| AIM OF THE EXERCISE |
Reproduce, character for character, the lines below from the first through the one with "var col10 = [30.2, 10.1, 3.6, 2.5, 1.5, 1.0, 0.5, 0.3];". Leave pictures out.

────────────────────

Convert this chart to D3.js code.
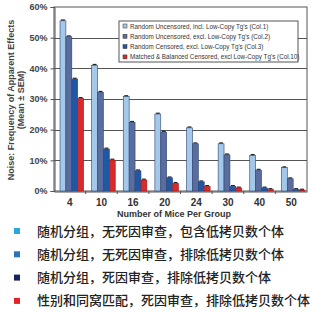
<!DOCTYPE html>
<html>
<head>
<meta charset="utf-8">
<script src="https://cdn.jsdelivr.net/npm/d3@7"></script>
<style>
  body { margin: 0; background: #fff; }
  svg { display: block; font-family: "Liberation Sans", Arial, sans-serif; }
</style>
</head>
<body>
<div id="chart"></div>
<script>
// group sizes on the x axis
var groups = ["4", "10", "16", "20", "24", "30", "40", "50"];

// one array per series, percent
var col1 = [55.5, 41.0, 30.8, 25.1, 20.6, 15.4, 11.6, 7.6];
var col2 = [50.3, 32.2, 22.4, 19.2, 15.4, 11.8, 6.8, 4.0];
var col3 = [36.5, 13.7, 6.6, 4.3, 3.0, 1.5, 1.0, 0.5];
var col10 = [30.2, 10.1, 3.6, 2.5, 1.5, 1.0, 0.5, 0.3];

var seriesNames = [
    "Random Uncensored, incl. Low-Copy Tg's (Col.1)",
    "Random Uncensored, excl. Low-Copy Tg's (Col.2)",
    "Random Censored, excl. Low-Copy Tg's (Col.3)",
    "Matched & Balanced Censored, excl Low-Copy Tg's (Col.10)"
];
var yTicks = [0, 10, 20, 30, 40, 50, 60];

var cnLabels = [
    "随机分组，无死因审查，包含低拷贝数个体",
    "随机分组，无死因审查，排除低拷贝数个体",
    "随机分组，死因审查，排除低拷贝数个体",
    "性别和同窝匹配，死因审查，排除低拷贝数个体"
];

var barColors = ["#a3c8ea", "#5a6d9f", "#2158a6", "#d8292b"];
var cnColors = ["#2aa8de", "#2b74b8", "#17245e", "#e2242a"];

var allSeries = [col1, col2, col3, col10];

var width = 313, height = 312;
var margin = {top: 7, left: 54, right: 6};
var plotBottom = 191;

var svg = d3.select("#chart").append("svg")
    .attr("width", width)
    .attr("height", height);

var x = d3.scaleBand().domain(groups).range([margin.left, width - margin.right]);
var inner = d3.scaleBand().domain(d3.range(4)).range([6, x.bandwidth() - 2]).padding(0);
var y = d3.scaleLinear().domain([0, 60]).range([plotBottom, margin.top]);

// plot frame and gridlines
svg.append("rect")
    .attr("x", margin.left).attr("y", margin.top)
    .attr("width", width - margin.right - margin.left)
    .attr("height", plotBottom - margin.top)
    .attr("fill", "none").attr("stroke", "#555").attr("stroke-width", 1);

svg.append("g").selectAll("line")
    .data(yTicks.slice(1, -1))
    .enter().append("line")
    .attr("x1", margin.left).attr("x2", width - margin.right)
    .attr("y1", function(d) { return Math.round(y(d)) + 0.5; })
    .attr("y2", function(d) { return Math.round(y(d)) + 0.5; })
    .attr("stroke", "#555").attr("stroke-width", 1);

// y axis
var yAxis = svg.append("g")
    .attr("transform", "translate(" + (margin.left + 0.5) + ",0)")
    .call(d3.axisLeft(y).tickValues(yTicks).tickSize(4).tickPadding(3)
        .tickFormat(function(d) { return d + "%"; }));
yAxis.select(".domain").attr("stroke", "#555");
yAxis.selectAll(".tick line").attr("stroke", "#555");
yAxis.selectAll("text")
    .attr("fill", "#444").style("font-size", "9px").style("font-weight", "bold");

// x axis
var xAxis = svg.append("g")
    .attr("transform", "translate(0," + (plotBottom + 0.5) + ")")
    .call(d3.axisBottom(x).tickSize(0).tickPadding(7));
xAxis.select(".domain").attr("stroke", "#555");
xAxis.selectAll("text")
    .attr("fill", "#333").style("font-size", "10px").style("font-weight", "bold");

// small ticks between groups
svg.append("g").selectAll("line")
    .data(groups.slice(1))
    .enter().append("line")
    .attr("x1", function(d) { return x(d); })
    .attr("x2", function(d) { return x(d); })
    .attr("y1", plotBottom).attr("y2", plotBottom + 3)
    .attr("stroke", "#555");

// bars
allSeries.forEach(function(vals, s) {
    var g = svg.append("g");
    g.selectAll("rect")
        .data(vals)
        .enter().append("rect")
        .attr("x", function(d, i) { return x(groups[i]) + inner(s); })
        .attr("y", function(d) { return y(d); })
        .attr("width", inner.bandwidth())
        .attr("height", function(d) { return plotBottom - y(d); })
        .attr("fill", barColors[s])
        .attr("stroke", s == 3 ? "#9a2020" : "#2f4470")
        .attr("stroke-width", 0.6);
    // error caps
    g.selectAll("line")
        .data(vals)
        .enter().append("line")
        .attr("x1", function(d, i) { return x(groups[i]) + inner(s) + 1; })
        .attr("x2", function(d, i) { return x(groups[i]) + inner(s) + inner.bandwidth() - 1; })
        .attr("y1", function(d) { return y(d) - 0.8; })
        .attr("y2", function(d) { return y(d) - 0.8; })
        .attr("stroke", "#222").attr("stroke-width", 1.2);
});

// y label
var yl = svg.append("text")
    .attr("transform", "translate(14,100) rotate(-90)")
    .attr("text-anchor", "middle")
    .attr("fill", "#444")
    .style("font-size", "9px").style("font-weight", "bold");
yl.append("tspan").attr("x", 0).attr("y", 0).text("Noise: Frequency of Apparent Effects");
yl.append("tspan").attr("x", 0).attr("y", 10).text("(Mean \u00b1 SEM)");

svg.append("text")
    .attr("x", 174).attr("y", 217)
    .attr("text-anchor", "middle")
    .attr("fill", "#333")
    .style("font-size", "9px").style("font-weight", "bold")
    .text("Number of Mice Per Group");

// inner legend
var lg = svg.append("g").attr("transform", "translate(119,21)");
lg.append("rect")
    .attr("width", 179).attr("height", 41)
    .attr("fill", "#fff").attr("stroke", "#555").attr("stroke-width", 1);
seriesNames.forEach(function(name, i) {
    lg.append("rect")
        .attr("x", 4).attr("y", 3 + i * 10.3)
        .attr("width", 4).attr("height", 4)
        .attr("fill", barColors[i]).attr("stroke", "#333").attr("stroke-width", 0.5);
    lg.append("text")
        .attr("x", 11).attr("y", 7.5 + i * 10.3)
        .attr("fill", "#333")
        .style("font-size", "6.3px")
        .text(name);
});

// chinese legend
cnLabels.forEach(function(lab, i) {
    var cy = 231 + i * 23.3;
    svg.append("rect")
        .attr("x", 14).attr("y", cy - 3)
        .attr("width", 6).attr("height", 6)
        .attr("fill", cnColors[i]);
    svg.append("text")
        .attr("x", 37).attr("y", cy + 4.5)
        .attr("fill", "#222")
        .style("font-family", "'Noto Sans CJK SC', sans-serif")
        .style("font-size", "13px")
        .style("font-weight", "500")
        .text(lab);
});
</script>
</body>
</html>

────────────────────

| TASK OUTPUT |
Convert this chart to D3.js code.
<!DOCTYPE html>
<html>
<head>
<meta charset="utf-8">
<script src="https://cdn.jsdelivr.net/npm/d3@7"></script>
<style>
  body { margin: 0; background: #fff; }
  svg { display: block; font-family: "Liberation Sans", Arial, sans-serif; }
</style>
</head>
<body>
<div id="chart"></div>
<script>
// group sizes on the x axis
var groups = ["4", "10", "16", "20", "24", "30", "40", "50"];

// one array per series, percent
var col1 = [55.5, 41.0, 30.8, 25.1, 20.6, 15.4, 11.6, 7.6];
var col2 = [50.3, 32.2, 22.4, 19.2, 15.4, 11.8, 6.8, 4.0];
var col3 = [36.5, 13.7, 6.6, 4.3, 3.0, 1.5, 1.0, 0.5];
var col10 = [30.2, 10.1, 3.6, 2.5, 1.5, 1.0, 0.5, 0.3];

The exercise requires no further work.